(Courtesy photo) The Caro City council last week voted to work on an ordinance which would allow medical marijuana facilities inside city limits. Pictured are (from left) Caro city manager Michael Silverman, Caro Mayor Joe Greene and Caro treasurer/clerk Sara Savage.

Caro votes to allow medical marijuana facilities

The Caro City Council voted Aug. 5 to get the ball rolling on potential medical marijuana facilities within city limits.

Caro city manager Michael Silverman gave the council two options – to allow the city to begin working with an attorney on adopting a medical marijuana ordinance, or to do nothing on the issue of medical marijuana, and therefore stopping the process of allowing facilities within Caro.

The Caro voted 5-2 to begin the process which could lead to medical marijuana facilities in Caro, with Mayor Joe Greene and council members Tisha Jones-Holubec, Bob Essenmacher, Megan Ewald and Don Hall voting yes, and council members Charlotte Kish and Brian Rickwalt voting no.

“I’m not for or against it,” Hall said. “I’m here for the people and the people voted yes for it.”

Hall’s comment is in reference to 2018 Michigan Proposal 18-1, which asked state residents to vote for or against legalization of recreational marijuana, which carries different regulations than medical marijuana. While most Tuscola County communities voted no for recreational marijuana legalization, Caro residents voted yes 898-793.

There are five types of facilities associated with medical marijuana – grower, processor (converts the product to a usable form), secure transporter (stores and transports the product), provisioning center (which sells the product) and safety compliance facility (to test the product). A single company often oversees each type facility (with the exception of a testing facility) as one business. 

Following completion of an ordinance, all five types of facilities would be allowed in Caro.

Before the city council began in earnest, there was an about-40-minute public-comment period in which residents spoke for and against medical marijuana facilities.

“I’m here to speak in favor of the medical marijuana and encourage the council to vote to work with your attorney and authorize an ordinance because of the jobs it brings our community and the tax breaks it brings to our community,” said resident Mark Volmer.

Vollmer, a local farmer, told the council he has spoken to officials who would be interested in bringing a medical marijuana business to Caro.

“A company approached us and stated he would start out with a minimum of 50 new jobs, and at full capacity, 100 new jobs,” Vollmer said. “It would be local residents, and starting pay with no skill right out of high school would be double the minimum wage with a full benefit package.”

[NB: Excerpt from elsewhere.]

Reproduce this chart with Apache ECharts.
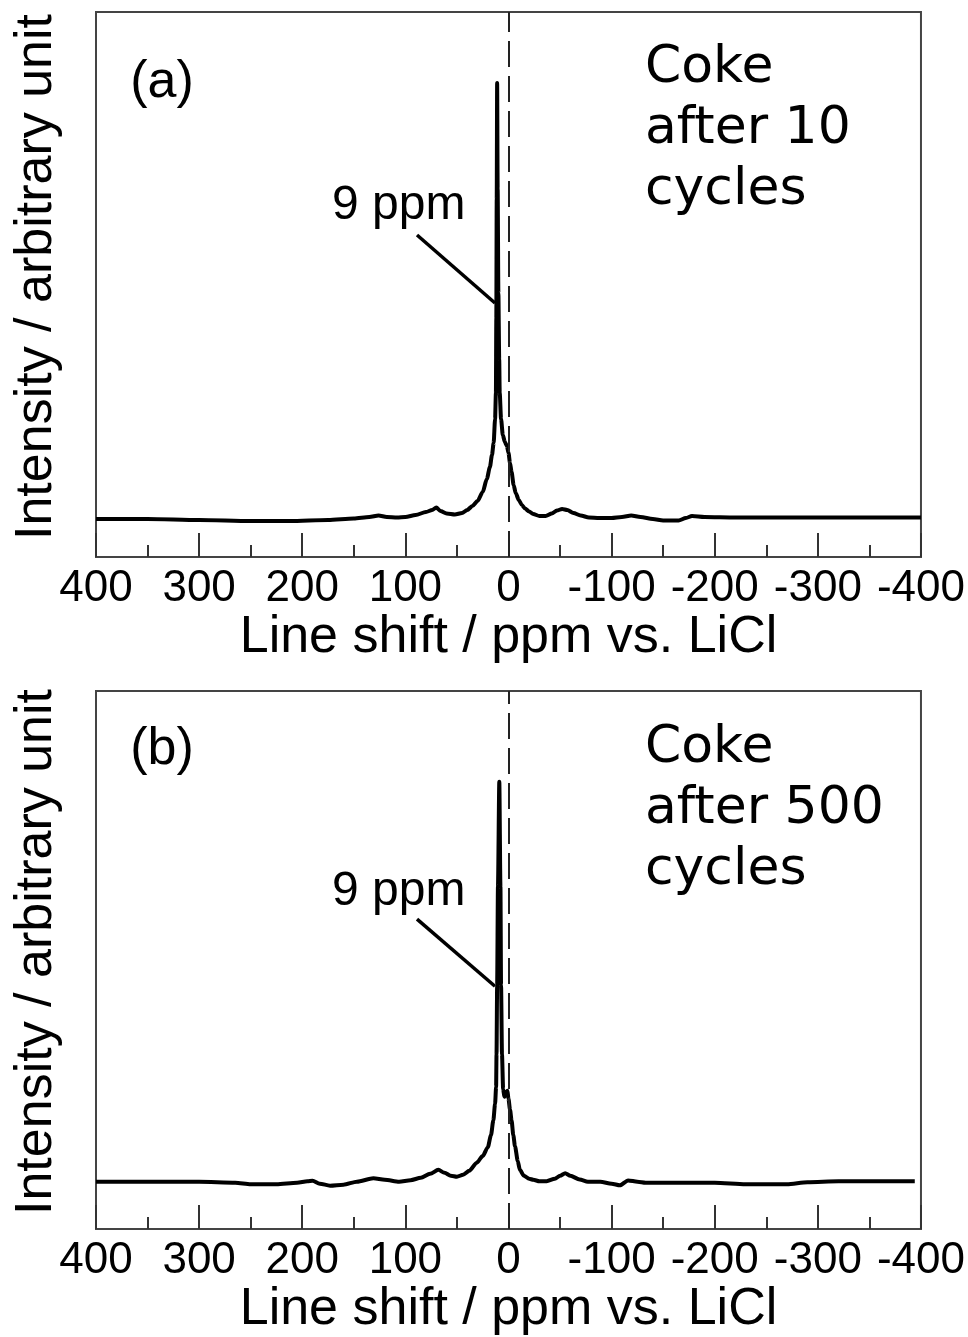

Also at the council meeting were Caro Police Chief Brian Newcomb and Caro Sheriff Glen Skrent.

“I’m not going to get into a debate on the good or evil of marijuana,” Newcomb said. “But obviously as law enforcement officers, Sheriff Skrent and I don’t support it.”

Newcomb told the council that he and Tuscola County Prosecutor Mark Reene lobbied against recreational marijuana, prior to the 2018 election. Newcomb and Reene presented information on the negative effect recreational marijuana has had in the states that have legalized it, especially in Colorado, the first state to do so. 

Skrent voiced his concern about how an increase in marijuana locally could become taxing for law enforcement, especially while keeping the roads safe.

“Marijuana is not the root of all evil at all, but I’ve been sheriff for four years and with this department for 42,” Skrent said. “And I see the big picture. Yeah, you can smoke a joint at home and you’re OK. And you can drink a six pack (of beer) at home. But from my end, people don’t do that. They are driving under the influence of marijuana.”

Vollmer said that whether or not the council approved medical marijuana, the using of marijuana would still be legal because of the passing of Proposal 18-1.

“People get tremendous medical benefits from marijuana, and whether or not the city opts in, people have a legal right to use the product within your jurisdiction,” he said. “The only thing the city council can do is decide whether or not to allow a business within the community to have commercial activity. Or are you going to require your citizens to go to a neighboring town to engage in that activity?”

The council also:

• Asked contractors to submit bids for a new Caro Police Department building which would be adjacent to the Caro Municipal building and fire department, 317 S. State St. The deadline for bids is Sept. 2.

• Tabled for now the discussion of where to place a “Welcome to Caro” sign on M-24 south of town. Another sign, located west of Caro on M-81, is also being constructed. 

• Voted to hire Sara Savage as clerk/treasurer. Savage had been working as the city’s interim clerk/manager.

• Accepted the resignation of Evan Osentoski from the city’s board of review and planning commission. Osentoski recently moved outside city limits.

• Voted to approve a $5,000 raise – from $75,000 to $80,000 – for Silverman following his first year as city manager.